Obtain the condition for the points (a,0), (0, b) and (1, 1) to be collinear.

To determine the condition for the points \( (a, 0) \), \( (0, b) \), and \( (1, 1) \) to be collinear, we can use the determinant method. The points are collinear if the area of the triangle formed by them is zero.

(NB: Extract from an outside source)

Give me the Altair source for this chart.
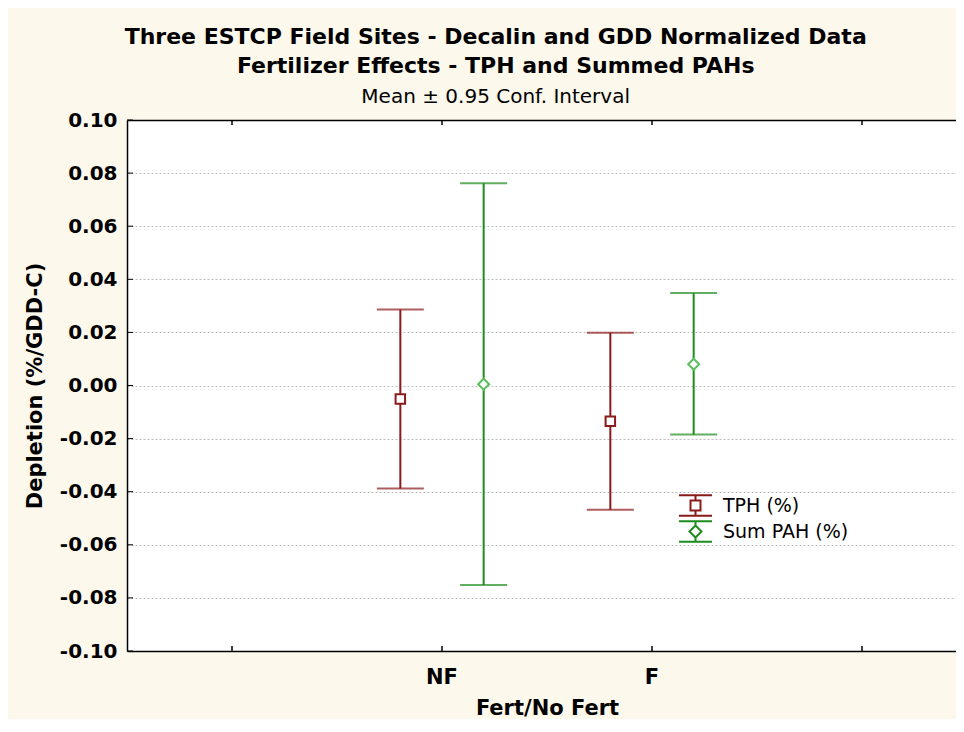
import altair as alt
import pandas as pd

# ---- data ----
categories = ["NF", "NF", "F", "F"]
series = ["TPH (%)", "Sum PAH (%)", "TPH (%)", "Sum PAH (%)"]
means = [-0.0051, 0.0005, -0.0135, 0.0080]
lows = [-0.0388, -0.0751, -0.0468, -0.0185]
highs = [0.0286, 0.0762, 0.0199, 0.0348]

series_order = ["TPH (%)", "Sum PAH (%)"]
x_slots = ["L", "NF", "F", "R"]
y_ticks = [-0.10, -0.08, -0.06, -0.04, -0.02, 0.00, 0.02, 0.04, 0.06, 0.08, 0.10]

df = pd.DataFrame({"cat": categories, "series": series, "mean": means, "lo": lows, "hi": highs})
yt_df = pd.DataFrame({"t": y_ticks})
xt_df = pd.DataFrame({"cat": x_slots})

# ---- styling ----
FONT = "DejaVu Sans"
LINE_COLORS = {"TPH (%)": "#8B1A1A", "Sum PAH (%)": "#1E8C1E"}
MARK_COLORS = {"TPH (%)": "#8B1A1A", "Sum PAH (%)": "#5CBF5C"}
MARK_SHAPES = {"TPH (%)": ("square", 90), "Sum PAH (%)": ("diamond", 120)}
W, H = 829, 531
BAND_RANGE = 840  # bands continue past the right edge, as in the reference

xscale = alt.Scale(domain=x_slots, range=[0, BAND_RANGE], paddingInner=0, paddingOuter=0)
yscale = alt.Scale(domain=[-0.1, 0.1], nice=False, zero=False)
xoff = alt.XOffset("series:N", scale=alt.Scale(domain=series_order, paddingOuter=0.26, paddingInner=0))

bottom_axis = alt.Axis(
    orient="bottom", title="Fert/No Fert", ticks=False, grid=False, labelAngle=0,
    labelExpr="datum.value == 'NF' || datum.value == 'F' ? datum.value : ''",
    labelFont=FONT, labelFontSize=21, labelFontWeight="bold", labelColor="black",
    labelPadding=15, titleFont=FONT, titleFontSize=21, titleFontWeight="bold",
    titleColor="black", titlePadding=10, domainColor="black", domainWidth=1.5,
)
top_axis = alt.Axis(orient="top", title=None, labels=False, ticks=False, grid=False,
                    domainColor="black", domainWidth=1.5)
y_axis = alt.Axis(
    orient="left", values=y_ticks, title="Depletion (%/GDD-C)", ticks=False, grid=True,
    gridColor="#BDBDBD", gridDash=[2, 2], gridWidth=1,
    labelExpr="(datum.value < -0.000001 ? '-' : '') + format(abs(datum.value), '.2f')",
    labelFont=FONT, labelFontSize=20, labelFontWeight="bold", labelColor="black",
    labelPadding=10, titleFont=FONT, titleFontSize=21, titleFontWeight="bold",
    titleColor="black", titlePadding=14, domainColor="black", domainWidth=1.5,
)

# legend glyphs: error bar with its marker (unit = symbol radius 10.5 px)
tph_path = ("M-1.57,-0.976H1.57M-1.57,0.976H1.57M0,-0.976V-0.476M0,0.476V0.976"
            "M-0.476,-0.476H0.476V0.476H-0.476Z")
pah_path = ("M-1.57,-0.976H1.57M-1.57,0.976H1.57M0,-0.976V-0.571M0,0.571V0.976"
            "M0,-0.571L0.571,0L0,0.571L-0.571,0Z")

leg = alt.Legend(
    title=None, orient="none", legendX=557, legendY=374, padding=0,
    symbolSize=441, symbolStrokeWidth=2, symbolOpacity=1, symbolFillColor="white",
    labelFont=FONT, labelFontSize=19, labelColor="black", labelOffset=16, rowPadding=-4,
)

base = alt.Chart(df)


def X():
    return alt.X("cat:N", scale=xscale, axis=None)


# invisible layer that only carries the legend (color + shape of the series)
legend_layer = base.mark_point(size=0, filled=False, fill="white").encode(
    x=X(), xOffset=xoff,
    y=alt.Y("mean:Q", scale=yscale),
    color=alt.Color("series:N", scale=alt.Scale(domain=series_order,
                                                 range=[LINE_COLORS[s] for s in series_order]),
                    legend=leg),
    shape=alt.Shape("series:N", scale=alt.Scale(domain=series_order, range=[tph_path, pah_path]),
                    legend=leg),
)

layers = [legend_layer]
for i, s in enumerate(series_order):
    sub = base.transform_filter(alt.datum.series == s)
    xenc = alt.X("cat:N", scale=xscale, axis=bottom_axis) if i == 0 else X()
    yenc = alt.Y("lo:Q", scale=yscale, axis=y_axis) if i == 0 else alt.Y("lo:Q", scale=yscale)
    layers.append(sub.mark_rule(strokeWidth=2, color=LINE_COLORS[s]).encode(
        x=xenc, xOffset=xoff, y=yenc, y2="hi:Q"))
    layers.append(sub.mark_tick(thickness=2, size=47, color=LINE_COLORS[s]).encode(
        x=X(), xOffset=xoff, y=alt.Y("lo:Q", scale=yscale)))
    layers.append(sub.mark_tick(thickness=2, size=47, color=LINE_COLORS[s]).encode(
        x=X(), xOffset=xoff, y=alt.Y("hi:Q", scale=yscale)))

layers.append(alt.Chart(yt_df).mark_rule(color="black", strokeWidth=1).encode(
    y=alt.Y("t:Q", scale=yscale), x=alt.value(0), x2=alt.value(6)))
layers.append(alt.Chart(xt_df).mark_rule(color="black", strokeWidth=1.5).encode(
    x=alt.X("cat:N", scale=xscale, axis=top_axis), y=alt.value(0), y2=alt.value(5)))
layers.append(alt.Chart(xt_df).mark_rule(color="black", strokeWidth=1.5).encode(
    x=X(), y=alt.value(H), y2=alt.value(H - 5)))

for s in series_order:
    shp, sz = MARK_SHAPES[s]
    layers.append(base.transform_filter(alt.datum.series == s).mark_point(
        shape=shp, size=sz, fill="white", fillOpacity=1, stroke=MARK_COLORS[s],
        strokeWidth=2, opacity=1
    ).encode(x=X(), xOffset=xoff, y=alt.Y("mean:Q", scale=yscale)))

chart = alt.layer(*layers).resolve_axis(x="independent").properties(
    width=W, height=H,
    autosize=alt.AutoSizeParams(type="none"),
    padding={"left": 119, "top": 112, "right": 0, "bottom": 68},
    background="#FDF8EC",
    title=alt.TitleParams(
        text=["Three ESTCP Field Sites - Decalin and GDD Normalized Data",
              "Fertilizer Effects - TPH and Summed PAHs"],
        subtitle="Mean ± 0.95 Conf. Interval",
        font=FONT, fontSize=22, fontWeight="bold", color="black", lineHeight=29,
        subtitleFont=FONT, subtitleFontSize=20, subtitleColor="black", subtitlePadding=9,
        anchor="middle", frame="bounds", offset=2,
    ),
).configure_view(stroke="transparent", fill="white")

chart.save("out.html", embed_options={"renderer": "svg", "actions": False})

The area can be calculated using the following determinant: \[ \text{Area} = \frac{1}{2} \begin{vmatrix} x_1 & y_1 & 1 \\ x_2 & y_2 & 1 \\ x_3 & y_3 & 1 \end{vmatrix} \] Substituting the coordinates of the points \( (a, 0) \), \( (0, b) \), and \( (1, 1) \): \[ \text{Area} = \frac{1}{2} \begin{vmatrix} a & 0 & 1 \\ 0 & b & 1 \\ 1 & 1 & 1 \end{vmatrix} \] Calculating the determinant: \[ = \frac{1}{2} \left( a \begin{vmatrix} b & 1 \\ 1 & 1 \end{vmatrix} - 0 + 1 \begin{vmatrix} 0 & b \\ 1 & 1 \end{vmatrix} \right) \] Calculating the smaller 2x2 determinants: 1. \( \begin{vmatrix} b & 1 \\ 1 & 1 \end{vmatrix} = b \cdot 1 - 1 \cdot 1 = b - 1 \) 2. \( \begin{vmatrix} 0 & b \\ 1 & 1 \end{vmatrix} = 0 \cdot 1 - b \cdot 1 = -b \) Substituting back into the area formula: \[ = \frac{1}{2} \left( a(b - 1) - b \right) \] Setting the area to zero for collinearity: \[ \frac{1}{2} \left( a(b - 1) - b \right) = 0 \] This simplifies to: \[ a(b - 1) - b = 0 \] Rearranging gives: \[ ab - a - b = 0 \] Factoring out gives: \[ ab - a - b + 1 = 1 \] Thus, we can rewrite this as: \[ ab = a + b \] This is the condition for the points \( (a, 0) \), \( (0, b) \), and \( (1, 1) \) to be collinear.